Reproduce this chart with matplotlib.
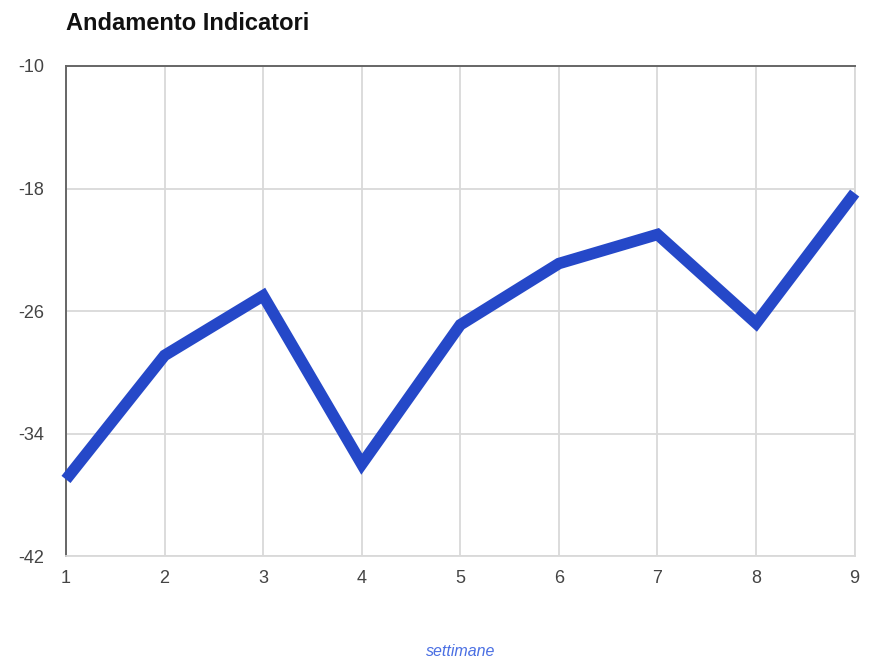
import matplotlib
matplotlib.use("Agg")
import matplotlib.pyplot as plt

plt.rcParams["font.family"] = ["Liberation Sans", "DejaVu Sans"]
plt.rcParams["axes.unicode_minus"] = False

# weekly indicator trend
weeks = [1, 2, 3, 4, 5, 6, 7, 8, 9]
values = [-37.0, -28.9, -25.0, -36.0, -26.9, -22.9, -21.0, -26.8, -18.3]
y_ticks = [-42, -34, -26, -18, -10]

LINE = "#2548c8"
GRID = "#d9d9d9"
TEXT = "#444444"

fig = plt.figure(figsize=(8.73, 6.58), dpi=100)
ax = fig.add_axes([0.0756, 0.155, 0.9034, 0.7447])

ax.plot(weeks, values, color=LINE, lw=8.3, solid_joinstyle="miter",
        solid_capstyle="butt", zorder=3, clip_on=False)

ax.set_xlim(1, 9)
ax.set_ylim(-42, -10)
ax.set_xticks(weeks)
ax.set_yticks(y_ticks)
ax.tick_params(length=0, labelsize=13, colors=TEXT)
ax.tick_params(axis="x", pad=10)
ax.tick_params(axis="y", pad=16)

ax.grid(True, color=GRID, lw=1.3)
for side in ("right", "bottom"):
    ax.spines[side].set_color(GRID)
    ax.spines[side].set_linewidth(1.3)
for side in ("left", "top"):
    ax.spines[side].set_color("#666666")
    ax.spines[side].set_linewidth(1.4)

fig.text(0.0756, 0.965, "Andamento Indicatori", fontsize=17, fontweight="bold",
         color="#111111", ha="left", va="center")
ax.set_xlabel("settimane", fontsize=11.5, style="italic", color="#4a6fe3",
              labelpad=41)

fig.savefig("out.png", dpi=100)
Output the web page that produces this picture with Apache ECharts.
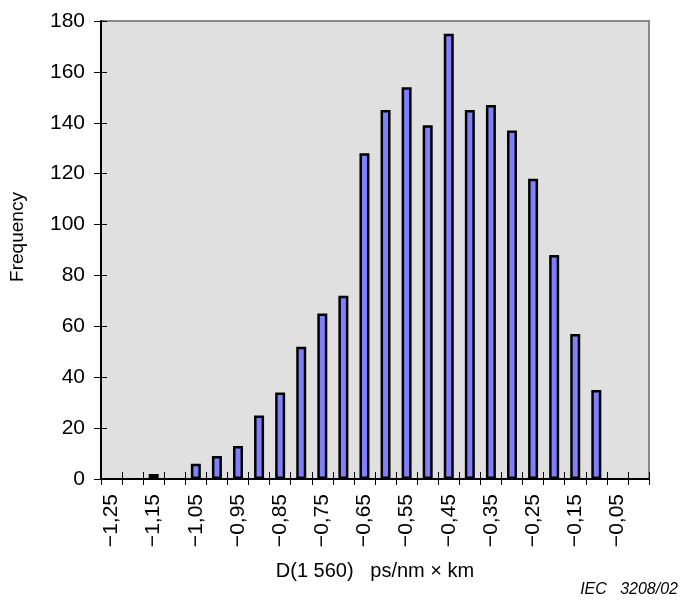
<!DOCTYPE html>
<html>
<head>
<meta charset="utf-8">
<script src="https://cdn.jsdelivr.net/npm/echarts@6/dist/echarts.min.js"></script>
<style>
  html, body { margin: 0; padding: 0; background: #fff; }
  #main { width: 681px; height: 601px; }
</style>
</head>
<body>
<div id="main"></div>
<script>
// dispersion classes D(1560), step 0,05
const categories = ['−1,25', '−1,20', '−1,15', '−1,10', '−1,05', '−1,00', '−0,95', '−0,90', '−0,85',
  '−0,80', '−0,75', '−0,70', '−0,65', '−0,60', '−0,55', '−0,50', '−0,45', '−0,40', '−0,35',
  '−0,30', '−0,25', '−0,20', '−0,15', '−0,10', '−0,05', '0,00'];
// frequency per class
const frequency = [0, 0, 2, 0, 6, 9, 13, 25, 34, 52, 65, 72, 128, 145, 154, 139, 175, 145, 147,
  137, 118, 88, 57, 35, 0, 0];
const yMin = 0, yMax = 180, yStep = 20;

const font = 'Liberation Sans, Arial, sans-serif';
const myChart = echarts.init(document.getElementById('main'));

const option = {
  animation: false,
  grid: {
    left: 96, right: 32, top: 21, bottom: 122,
    show: true,
    backgroundColor: '#e0e0e0',
    borderColor: '#888888',
    borderWidth: 2
  },
  xAxis: [
    {
      type: 'category',
      data: categories,
      boundaryGap: true,
      axisLine: { lineStyle: { color: '#000', width: 2 } },
      axisTick: { show: true, interval: 0, length: 6, lineStyle: { color: '#000', width: 1 } },
      axisLabel: {
        interval: 1, rotate: 90, margin: 15,
        color: '#000', fontSize: 21, fontFamily: font
      },
      name: 'D(1 560)   ps/nm × km',
      nameLocation: 'middle',
      nameGap: 82,
      nameTextStyle: { color: '#000', fontSize: 20, fontFamily: font }
    },
    {
      // second axis only to draw the inner half of the ticks
      type: 'category',
      data: categories,
      position: 'bottom',
      boundaryGap: true,
      axisLine: { show: false },
      axisTick: { show: true, inside: true, interval: 0, length: 7, lineStyle: { color: '#000', width: 1 } },
      axisLabel: { show: false }
    }
  ],
  yAxis: [
    {
      type: 'value',
      min: yMin, max: yMax, interval: yStep,
      axisLine: { show: true, lineStyle: { color: '#000', width: 2 } },
      axisTick: { show: true, length: 7, lineStyle: { color: '#000', width: 1 } },
      splitLine: { show: false },
      axisLabel: { margin: 16, color: '#000', fontSize: 21, fontFamily: font },
      name: 'Frequency',
      nameLocation: 'middle',
      nameGap: 74,
      nameRotate: 90,
      nameTextStyle: { color: '#000', fontSize: 19, fontFamily: font, padding: [0, 0, 0, 26] }
    },
    {
      type: 'value',
      position: 'left',
      min: yMin, max: yMax, interval: yStep,
      axisLine: { show: false },
      axisTick: { show: true, inside: true, length: 6, lineStyle: { color: '#000', width: 1 } },
      splitLine: { show: false },
      axisLabel: { show: false }
    }
  ],
  series: [
    {
      type: 'bar',
      // empty classes get no bar at all (no border stub on the axis)
      data: frequency.map(v => (v === 0 ? '-' : v)),
      barWidth: 10,
      itemStyle: { color: '#8080ff', borderColor: '#000', borderWidth: 2.5 }
    }
  ],
  graphic: [
    {
      type: 'text',
      right: 3,
      bottom: 3,
      style: { text: 'IEC   3208/02', fontSize: 16, fontStyle: 'italic', fontFamily: font, fill: '#000' }
    }
  ]
};
myChart.setOption(option);
</script>
</body>
</html>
※
Give back every line exactly as it stands, pictures excluded.

- _CORRECT RESPONSE_
Reproduce this chart with matplotlib.
import matplotlib
matplotlib.use("Agg")
import matplotlib.pyplot as plt

plt.rcParams["font.family"] = ["Liberation Sans", "DejaVu Sans"]
plt.rcParams["axes.unicode_minus"] = False

# weekly indicator trend
weeks = [1, 2, 3, 4, 5, 6, 7, 8, 9]
values = [-37.0, -28.9, -25.0, -36.0, -26.9, -22.9, -21.0, -26.8, -18.3]
y_ticks = [-42, -34, -26, -18, -10]

LINE = "#2548c8"
GRID = "#d9d9d9"
TEXT = "#444444"

fig = plt.figure(figsize=(8.73, 6.58), dpi=100)
ax = fig.add_axes([0.0756, 0.155, 0.9034, 0.7447])

ax.plot(weeks, values, color=LINE, lw=8.3, solid_joinstyle="miter",
        solid_capstyle="butt", zorder=3, clip_on=False)

ax.set_xlim(1, 9)
ax.set_ylim(-42, -10)
ax.set_xticks(weeks)
ax.set_yticks(y_ticks)
ax.tick_params(length=0, labelsize=13, colors=TEXT)
ax.tick_params(axis="x", pad=10)
ax.tick_params(axis="y", pad=16)

ax.grid(True, color=GRID, lw=1.3)
for side in ("right", "bottom"):
    ax.spines[side].set_color(GRID)
    ax.spines[side].set_linewidth(1.3)
for side in ("left", "top"):
    ax.spines[side].set_color("#666666")
    ax.spines[side].set_linewidth(1.4)

fig.text(0.0756, 0.965, "Andamento Indicatori", fontsize=17, fontweight="bold",
         color="#111111", ha="left", va="center")
ax.set_xlabel("settimane", fontsize=11.5, style="italic", color="#4a6fe3",
              labelpad=41)

fig.savefig("out.png", dpi=100)
Output the web page that produces this picture with Apache ECharts.
<!DOCTYPE html>
<html>
<head>
<meta charset="utf-8">
<script src="https://cdn.jsdelivr.net/npm/echarts@6/dist/echarts.min.js"></script>
<style>
  html, body { margin: 0; padding: 0; background: #fff; }
  #main { width: 681px; height: 601px; }
</style>
</head>
<body>
<div id="main"></div>
<script>
// dispersion classes D(1560), step 0,05
const categories = ['−1,25', '−1,20', '−1,15', '−1,10', '−1,05', '−1,00', '−0,95', '−0,90', '−0,85',
  '−0,80', '−0,75', '−0,70', '−0,65', '−0,60', '−0,55', '−0,50', '−0,45', '−0,40', '−0,35',
  '−0,30', '−0,25', '−0,20', '−0,15', '−0,10', '−0,05', '0,00'];
// frequency per class
const frequency = [0, 0, 2, 0, 6, 9, 13, 25, 34, 52, 65, 72, 128, 145, 154, 139, 175, 145, 147,
  137, 118, 88, 57, 35, 0, 0];
const yMin = 0, yMax = 180, yStep = 20;

const font = 'Liberation Sans, Arial, sans-serif';
const myChart = echarts.init(document.getElementById('main'));

const option = {
  animation: false,
  grid: {
    left: 96, right: 32, top: 21, bottom: 122,
    show: true,
    backgroundColor: '#e0e0e0',
    borderColor: '#888888',
    borderWidth: 2
  },
  xAxis: [
    {
      type: 'category',
      data: categories,
      boundaryGap: true,
      axisLine: { lineStyle: { color: '#000', width: 2 } },
      axisTick: { show: true, interval: 0, length: 6, lineStyle: { color: '#000', width: 1 } },
      axisLabel: {
        interval: 1, rotate: 90, margin: 15,
        color: '#000', fontSize: 21, fontFamily: font
      },
      name: 'D(1 560)   ps/nm × km',
      nameLocation: 'middle',
      nameGap: 82,
      nameTextStyle: { color: '#000', fontSize: 20, fontFamily: font }
    },
    {
      // second axis only to draw the inner half of the ticks
      type: 'category',
      data: categories,
      position: 'bottom',
      boundaryGap: true,
      axisLine: { show: false },
      axisTick: { show: true, inside: true, interval: 0, length: 7, lineStyle: { color: '#000', width: 1 } },
      axisLabel: { show: false }
    }
  ],
  yAxis: [
    {
      type: 'value',
      min: yMin, max: yMax, interval: yStep,
      axisLine: { show: true, lineStyle: { color: '#000', width: 2 } },
      axisTick: { show: true, length: 7, lineStyle: { color: '#000', width: 1 } },
      splitLine: { show: false },
      axisLabel: { margin: 16, color: '#000', fontSize: 21, fontFamily: font },
      name: 'Frequency',
      nameLocation: 'middle',
      nameGap: 74,
      nameRotate: 90,
      nameTextStyle: { color: '#000', fontSize: 19, fontFamily: font, padding: [0, 0, 0, 26] }
    },
    {
      type: 'value',
      position: 'left',
      min: yMin, max: yMax, interval: yStep,
      axisLine: { show: false },
      axisTick: { show: true, inside: true, length: 6, lineStyle: { color: '#000', width: 1 } },
      splitLine: { show: false },
      axisLabel: { show: false }
    }
  ],
  series: [
    {
      type: 'bar',
      // empty classes get no bar at all (no border stub on the axis)
      data: frequency.map(v => (v === 0 ? '-' : v)),
      barWidth: 10,
      itemStyle: { color: '#8080ff', borderColor: '#000', borderWidth: 2.5 }
    }
  ],
  graphic: [
    {
      type: 'text',
      right: 3,
      bottom: 3,
      style: { text: 'IEC   3208/02', fontSize: 16, fontStyle: 'italic', fontFamily: font, fill: '#000' }
    }
  ]
};
myChart.setOption(option);
</script>
</body>
</html>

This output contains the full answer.